[start]
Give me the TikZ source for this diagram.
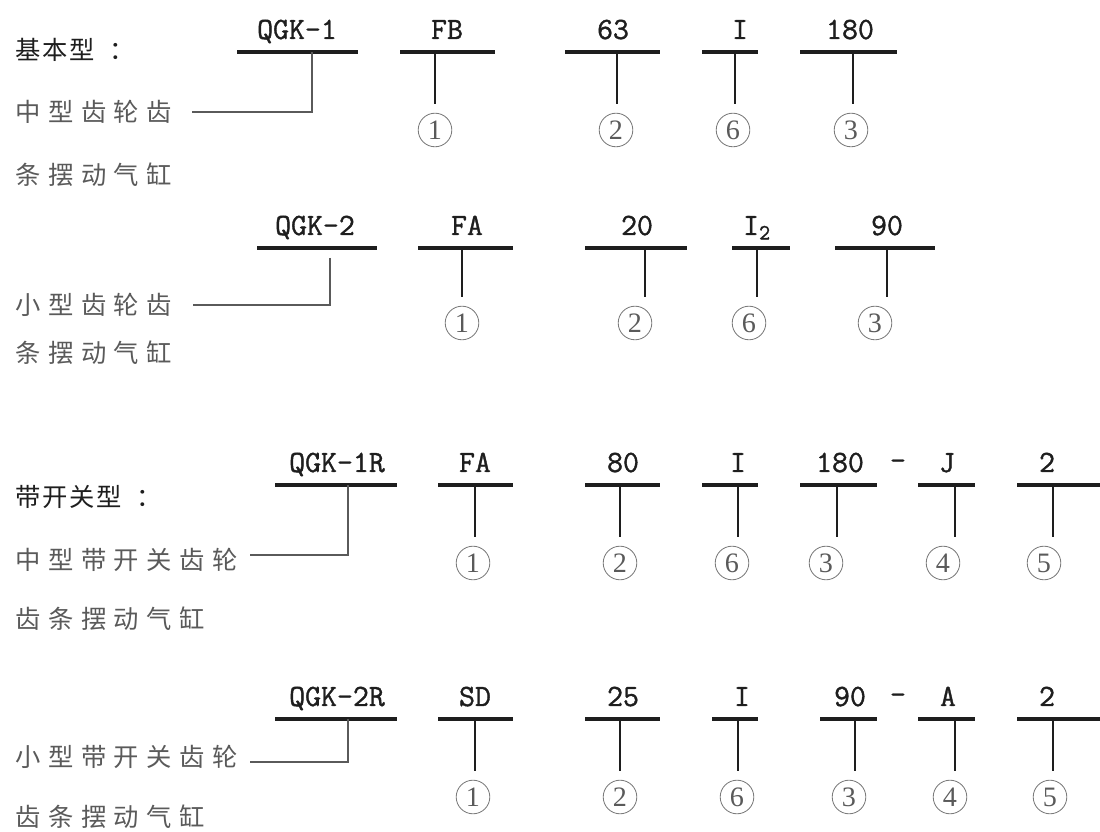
\documentclass[tikz,border=0pt]{standalone}
\usepackage{fontspec}
\setmainfont{Liberation Serif}
\newfontfamily\codefont[FakeBold=1.2]{Latin Modern Mono}
\newfontfamily\cjkhead[LetterSpace=6.5]{Noto Sans CJK SC}
\newfontfamily\cjkwide[LetterSpace=30]{Noto Sans CJK SC}
\usetikzlibrary{calc}
\definecolor{ink}{HTML}{1E1E1E}
\definecolor{grey}{HTML}{5A5A5A}

\begin{document}
\begin{tikzpicture}[x=0.025cm,y=-0.025cm,
  head/.style={anchor=west,inner sep=0pt,text=ink,font=\cjkhead\fontsize{18}{21}\selectfont},
  desc/.style={anchor=west,inner sep=0pt,text=grey,font=\cjkwide\fontsize{18}{21}\selectfont},
  code/.style={anchor=base,inner sep=0pt,text=ink,font=\codefont\fontsize{22}{25}\selectfont},
  num/.style={circle,draw=grey!80,line width=0.6pt,minimum size=0.84cm,inner sep=0pt,text=grey,font=\fontsize{20}{22}\selectfont},
  bar/.style={line width=2.8pt,ink},
  stem/.style={line width=2.1pt,ink,shorten >=0.22cm},
  lead/.style={line width=0.9pt,grey}]
\useasboundingbox (0,0) rectangle (1100,832);

% basic type
\node[head] (h1) at (15,50) {基本型\hspace{0.6em}：};
\node[desc] (d1) at (15,112) {中型齿轮齿};
\node[desc] (d1b) at (15,175) {条摆动气缸};
\node[code] (q1) at (297,39) {QGK-1};
\draw[bar] (237,52) -- (358,52);
\coordinate (k1) at (312,52);
\coordinate (e1) at (192,112);
\draw[lead] (k1) |- (e1);
\foreach \t/\tx/\l/\r/\s/\d/\cx [count=\i] in {FB/447/400/495/435/1/435,63/613/565/660/617/2/616,I/740/702/758/735/6/733,180/850/800/897/853/3/851}{
  \node[code] (ca\i) at (\tx,39) {\t};
  \draw[bar] (\l,52) -- (\r,52);
  \coordinate (sa\i) at (\s,52);
  \node[num] (na\i) at (\cx,130) {\d};
  \draw[stem] (sa\i) -- (sa\i |- na\i.north);
}

\node[desc] (d2) at (15,305) {小型齿轮齿};
\node[desc] (d2b) at (15,353) {条摆动气缸};
\node[code] (q2) at (315,235) {QGK-2};
\draw[bar] (257,248) -- (377,248);
\coordinate (k2) at (330,258);
\coordinate (e2) at (193,305);
\draw[lead] (k2) |- (e2);
\foreach \t/\tx/\l/\r/\s/\d/\cx [count=\i] in {FA/467/418/513/462/1/462,20/637/585/687/645/2/635,{I\textsubscript{2}}/757/732/790/757/6/749,90/887/835/935/887/3/875}{
  \node[code] (cb\i) at (\tx,235) {\t};
  \draw[bar] (\l,248) -- (\r,248);
  \coordinate (sb\i) at (\s,248);
  \node[num] (nb\i) at (\cx,323) {\d};
  \draw[stem] (sb\i) -- (sb\i |- nb\i.north);
}

% with switch
\node[head] (h3) at (15,497) {带开关型\hspace{0.6em}：};
\node[desc] (d3) at (15,560) {中型带开关齿轮};
\node[desc] (d3b) at (15,619) {齿条摆动气缸};
\node[code] (q3) at (337,472) {QGK-1R};
\draw[bar] (275,485) -- (397,485);
\coordinate (k3) at (348,485);
\coordinate (e3) at (250,555);
\draw[lead] (k3) |- (e3);
\node[code] (m3) at (898,470) {-};
\foreach \t/\tx/\l/\r/\s/\d/\cx [count=\i] in {FA/475/438/513/475/1/473,80/623/585/660/620/2/620,I/738/702/758/738/6/732,180/840/800/877/837/3/826,J/947/918/975/955/4/943,2/1047/1017/1100/1053/5/1044}{
  \node[code] (cc\i) at (\tx,472) {\t};
  \draw[bar] (\l,485) -- (\r,485);
  \coordinate (sc\i) at (\s,485);
  \node[num] (nc\i) at (\cx,563) {\d};
  \draw[stem] (sc\i) -- (sc\i |- nc\i.north);
}

\node[desc] (d4) at (15,757) {小型带开关齿轮};
\node[desc] (d4b) at (15,817) {齿条摆动气缸};
\node[code] (q4) at (337,706) {QGK-2R};
\draw[bar] (275,719) -- (397,719);
\coordinate (k4) at (348,719);
\coordinate (e4) at (250,762);
\draw[lead] (k4) |- (e4);
\node[code] (m4) at (898,704) {-};
\foreach \t/\tx/\l/\r/\s/\d/\cx [count=\i] in {SD/475/438/513/475/1/473,25/623/585/660/620/2/620,I/742/712/758/738/6/737,90/850/820/877/855/3/849,A/948/918/975/955/4/950,2/1047/1017/1100/1053/5/1050}{
  \node[code] (cd\i) at (\tx,706) {\t};
  \draw[bar] (\l,719) -- (\r,719);
  \coordinate (sd\i) at (\s,719);
  \node[num] (nd\i) at (\cx,797) {\d};
  \draw[stem] (sd\i) -- (sd\i |- nd\i.north);
}
\end{tikzpicture}
\end{document}
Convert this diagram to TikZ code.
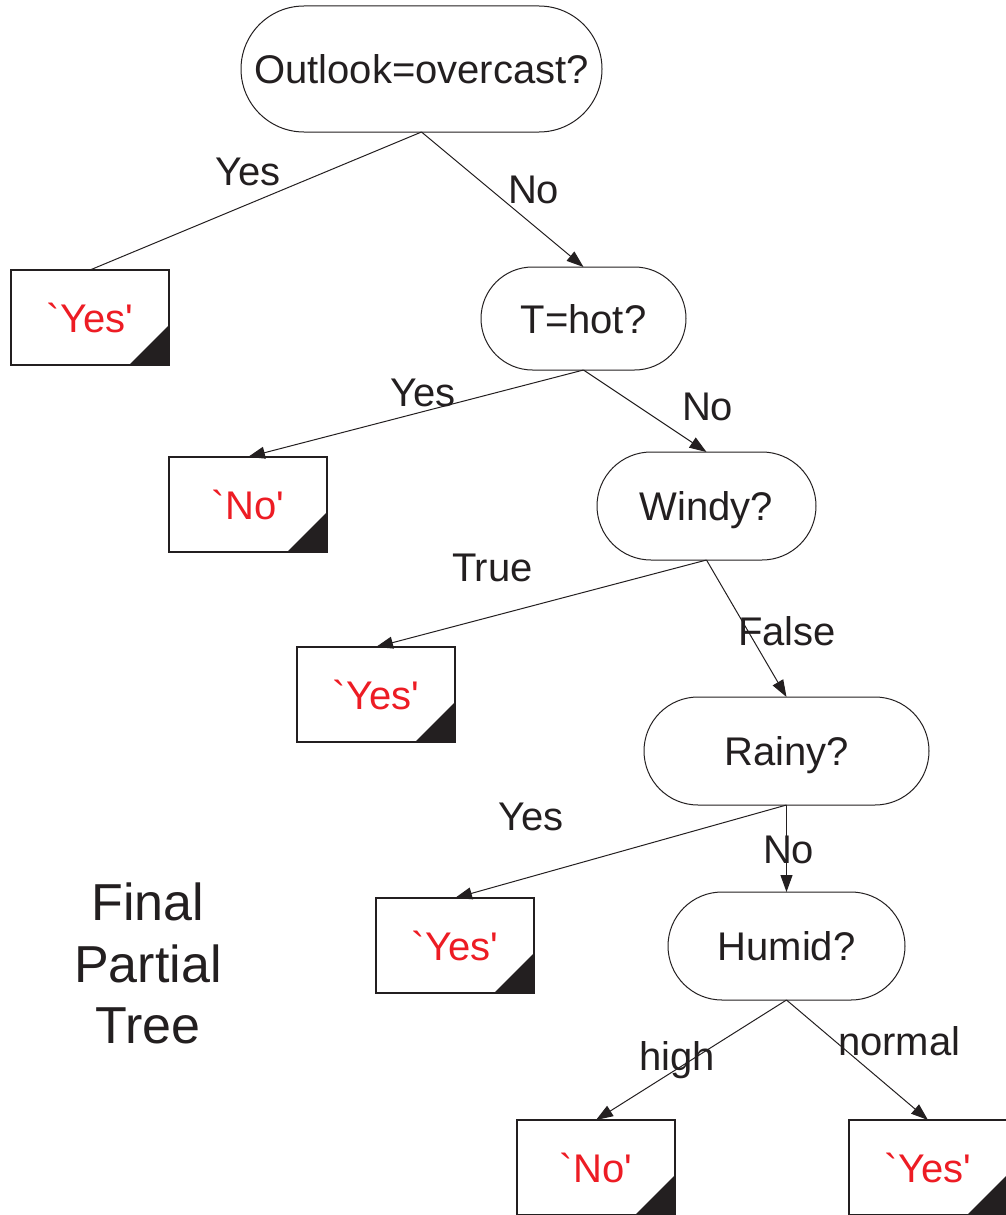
\documentclass[tikz,border=0pt]{standalone}
\usepackage{fontspec}
\setmainfont{Liberation Sans}[Ligatures=TeXOff]
\usetikzlibrary{arrows.meta,shapes.misc}
\definecolor{ink}{HTML}{231F20}
\definecolor{leafred}{HTML}{ED1C24}
\begin{document}
\begin{tikzpicture}[x=1pt,y=-1pt,
  every node/.style={inner sep=0pt,outer sep=0pt,text=ink},
  txt/.style={font=\fontsize{40}{48}\selectfont},
  decision/.style={rounded rectangle,draw=ink,line width=1pt,fill=white,txt,
    text height=29pt,text depth=0pt},
  leaf/.style={rectangle,draw=ink,line width=1.1pt,fill=white,
    minimum width=158pt,minimum height=95pt,txt,text=leafred,
    text height=29pt,text depth=0pt,
    path picture={\fill[ink] (path picture bounding box.south east)
      -- ++(-40pt,0pt) -- ++(40pt,40pt) -- cycle;}},
  branch/.style={draw=ink,line width=1pt},
  arrow/.style={branch,-{Triangle[length=17pt,width=12pt]}},
  lbl/.style={txt,anchor=base west},
  title/.style={font=\fontsize{52}{62}\selectfont,anchor=base}]
\useasboundingbox (0,0) rectangle (1005,1215);

% decision nodes
\node[decision,minimum width=361pt,minimum height=126pt] (outlook) at (421.5,69) {Outlook=overcast?};
\node[decision,minimum width=205pt,minimum height=103pt] (thot) at (583.5,318.5) {T=hot?};
\node[decision,minimum width=219pt,minimum height=108pt] (windy) at (706.5,506) {Windy?};
\node[decision,minimum width=285pt,minimum height=108pt] (rainy) at (786.5,751) {Rainy?};
\node[decision,minimum width=237pt,minimum height=108pt] (humid) at (786.5,946) {Humid?};

% leaves
\node[leaf] (yesA) at (90,317.5) {`Yes'};
\node[leaf] (noA) at (248,504.5) {`No'};
\node[leaf] (yesB) at (376,694.5) {`Yes'};
\node[leaf] (yesC) at (455,945.5) {`Yes'};
\node[leaf] (noB) at (596,1167.5) {`No'};
\node[leaf] (yesD) at (928,1167.5) {`Yes'};

% branches
\draw[branch] (outlook.south) -- (yesA.north);
\draw[arrow] (outlook.south) -- (thot.north);
\draw[arrow] (thot.south) -- (noA.north);
\draw[arrow] (thot.south) -- (windy.north);
\draw[arrow] (windy.south) -- (yesB.north);
\draw[arrow] (windy.south) -- (rainy.north);
\draw[arrow] (rainy.south) -- (yesC.north);
\draw[arrow] (rainy.south) -- (humid.north);
\draw[arrow] (humid.south) -- (noB.north);
\draw[arrow] (humid.south) -- (yesD.north);

% branch labels
\node[lbl] (l1) at (215,185) {Yes};
\node[lbl] (l2) at (508,203) {No};
\node[lbl] (l3) at (390,406) {Yes};
\node[lbl] (l4) at (682,420) {No};
\node[lbl] (l5) at (452,581) {True};
\node[lbl] (l6) at (738,645) {False};
\node[lbl] (l7) at (498,830) {Yes};
\node[lbl] (l8) at (763,863) {No};
\node[lbl] (l9) at (639,1070) {high};
\node[lbl] (l10) at (838,1055) {normal};

% caption
\node[title] (t1) at (148,920) {Final};
\node[title] (t2) at (148,982) {Partial};
\node[title] (t3) at (148,1043) {Tree};
\end{tikzpicture}
\end{document}
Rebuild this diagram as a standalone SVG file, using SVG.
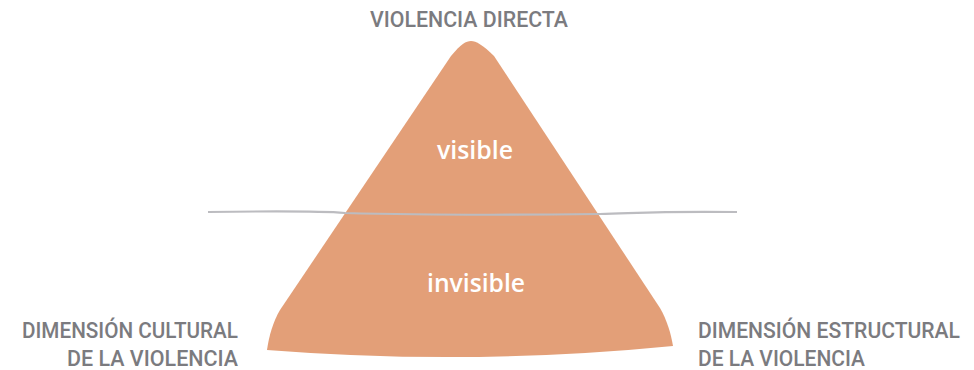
<svg xmlns="http://www.w3.org/2000/svg" width="974" height="370" viewBox="0 0 974 370">
<style>
.lbl{font-family:Roboto,"Liberation Sans",sans-serif;font-size:22px;font-weight:500;fill:#7b7b7f;}
.in{font-family:"Open Sans","Noto Sans",sans-serif;font-size:25px;font-weight:600;fill:#ffffff;text-anchor:middle;}
.water{fill:none;stroke:#bcbcc0;stroke-width:2.2;}
</style>
<rect width="974" height="370" fill="#ffffff"/>
<g id="iceberg">
<path d="M 267 350 C 269 336 273 322 280 310 L 451 56 C 461 44 466 41 471 41 C 476 41 483 45 494 56 L 660 308 C 667 320 671 334 673 346 Q 470 366 267 350 Z" fill="#e39f78"/>
<text class="in" x="475" y="159" textLength="76" lengthAdjust="spacingAndGlyphs">visible</text>
<text class="in" x="476" y="292" textLength="98" lengthAdjust="spacingAndGlyphs">invisible</text>
</g>
<g id="connectors">
<path class="water" d="M 208 212 C 280 211 320 211 345 213 C 420 215 520 215 600 214 C 640 213 660 211 737 212"/>
</g>
<g id="top-label">
<text class="lbl" x="370" y="27" textLength="198" lengthAdjust="spacingAndGlyphs">VIOLENCIA DIRECTA</text>
</g>
<g id="left-label">
<text class="lbl" x="22" y="338" textLength="216" lengthAdjust="spacingAndGlyphs">DIMENSIÓN CULTURAL</text>
<text class="lbl" x="67" y="366" textLength="171" lengthAdjust="spacingAndGlyphs">DE LA VIOLENCIA</text>
</g>
<g id="right-label">
<text class="lbl" x="698" y="338" textLength="262" lengthAdjust="spacingAndGlyphs">DIMENSIÓN ESTRUCTURAL</text>
<text class="lbl" x="698" y="366" textLength="167" lengthAdjust="spacingAndGlyphs">DE LA VIOLENCIA</text>
</g>
</svg>
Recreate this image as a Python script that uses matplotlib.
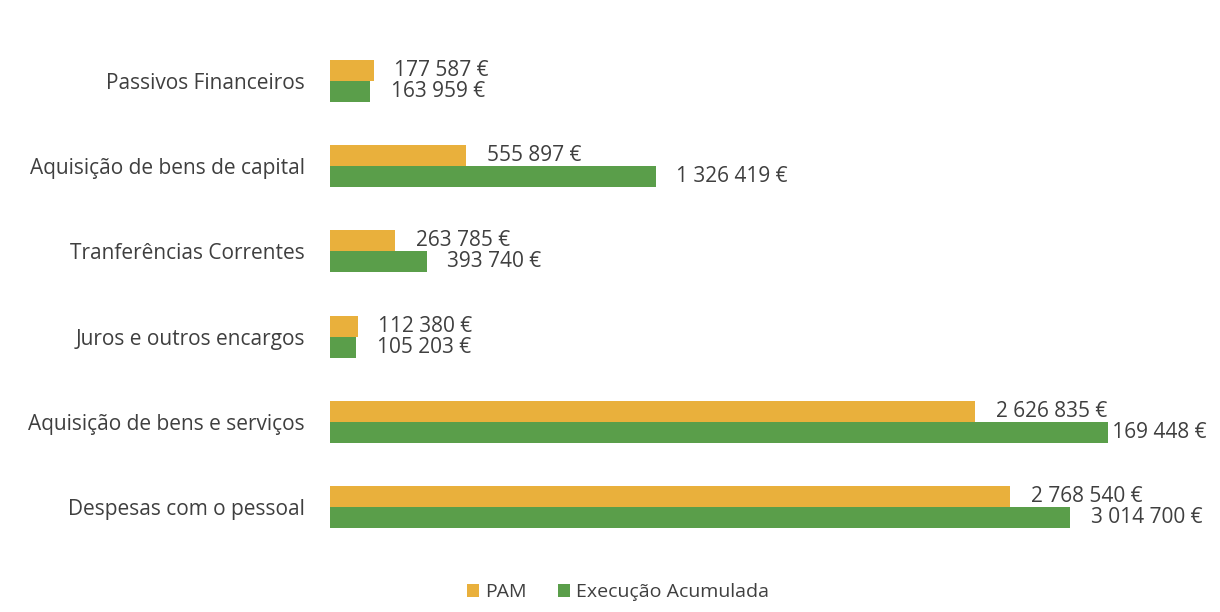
import matplotlib.pyplot as plt
import numpy as np

# ── Data ──────────────────────────────────────────────────────
categories = ['Despesas com o pessoal', 'Aquisição de bens e serviços',
              'Juros e outros encargos', 'Tranferências Correntes',
              'Aquisição de bens de capital', 'Passivos Financeiros']
pam      = [2768540, 2626835, 112380, 263785, 555897, 177587]
execucao = [3014700, 3169448, 105203, 393740, 1326419, 163959]

ORANGE = '#E9B03C'
GREEN  = '#5A9E4A'
TXT    = '#3F3F3F'

plt.rcParams['font.family'] = ['Open Sans', 'DejaVu Sans']


def fmt(v):
    return f"{v:,.0f}".replace(',', ' ') + ' €'


fig = plt.figure(figsize=(12.2, 6.12), dpi=100)
ax = fig.add_axes([330/1220, 1 - 550/612, 860/1220, 512/612])

y = np.arange(len(categories))
h = 0.245
ax.barh(y + h/2, pam, height=h, color=ORANGE, zorder=3, label='PAM')
ax.barh(y - h/2, execucao, height=h, color=GREEN, zorder=3, label='Execução Acumulada')

ax.set_xlim(0, 860 / 0.0002455)
ax.set_ylim(-0.5, len(categories) - 0.5)

# ── Étiquettes ────────────────────────────────────────────────
for yi, v in zip(y, pam):
    ax.annotate(fmt(v), (v, yi + h/2), xytext=(15, 0), textcoords='offset points',
                va='center', ha='left', fontsize=15, color=TXT, zorder=1)
for yi, v in zip(y, execucao):
    # l'étiquette qui dépasse passe sous la barre (comme dans l'original)
    off = -9.5 if v == max(execucao) else 15
    ax.annotate(fmt(v), (v, yi - h/2), xytext=(off, 0), textcoords='offset points',
                va='center', ha='left', fontsize=15, color=TXT, zorder=1)

ax.set_yticks(y)
ax.set_yticklabels(categories, fontsize=15, color=TXT)
ax.tick_params(axis='y', length=0, pad=18)
ax.set_xticks([])
for s in ax.spines.values():
    s.set_visible(False)

fig.legend(loc='center', bbox_to_anchor=(618/1220, 1 - 592/612), ncol=2, frameon=False,
           fontsize=14, handlelength=0.65, handleheight=0.65, handletextpad=0.3,
           columnspacing=1.6, labelcolor=TXT)

fig.savefig('out.png', dpi=100)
[end]
* **WORK REQUIRED**: Reproduce exactly, and only, the lines from the one containing "Convert this diagram to TikZ code." through the one containing "(0,0) rectangle (1005,1215);", including both; leave out any pictures.

* **SOLUTION TO THE PROBLEM**:
Convert this diagram to TikZ code.
\documentclass[tikz,border=0pt]{standalone}
\usepackage{fontspec}
\setmainfont{Liberation Sans}[Ligatures=TeXOff]
\usetikzlibrary{arrows.meta,shapes.misc}
\definecolor{ink}{HTML}{231F20}
\definecolor{leafred}{HTML}{ED1C24}
\begin{document}
\begin{tikzpicture}[x=1pt,y=-1pt,
  every node/.style={inner sep=0pt,outer sep=0pt,text=ink},
  txt/.style={font=\fontsize{40}{48}\selectfont},
  decision/.style={rounded rectangle,draw=ink,line width=1pt,fill=white,txt,
    text height=29pt,text depth=0pt},
  leaf/.style={rectangle,draw=ink,line width=1.1pt,fill=white,
    minimum width=158pt,minimum height=95pt,txt,text=leafred,
    text height=29pt,text depth=0pt,
    path picture={\fill[ink] (path picture bounding box.south east)
      -- ++(-40pt,0pt) -- ++(40pt,40pt) -- cycle;}},
  branch/.style={draw=ink,line width=1pt},
  arrow/.style={branch,-{Triangle[length=17pt,width=12pt]}},
  lbl/.style={txt,anchor=base west},
  title/.style={font=\fontsize{52}{62}\selectfont,anchor=base}]
\useasboundingbox (0,0) rectangle (1005,1215);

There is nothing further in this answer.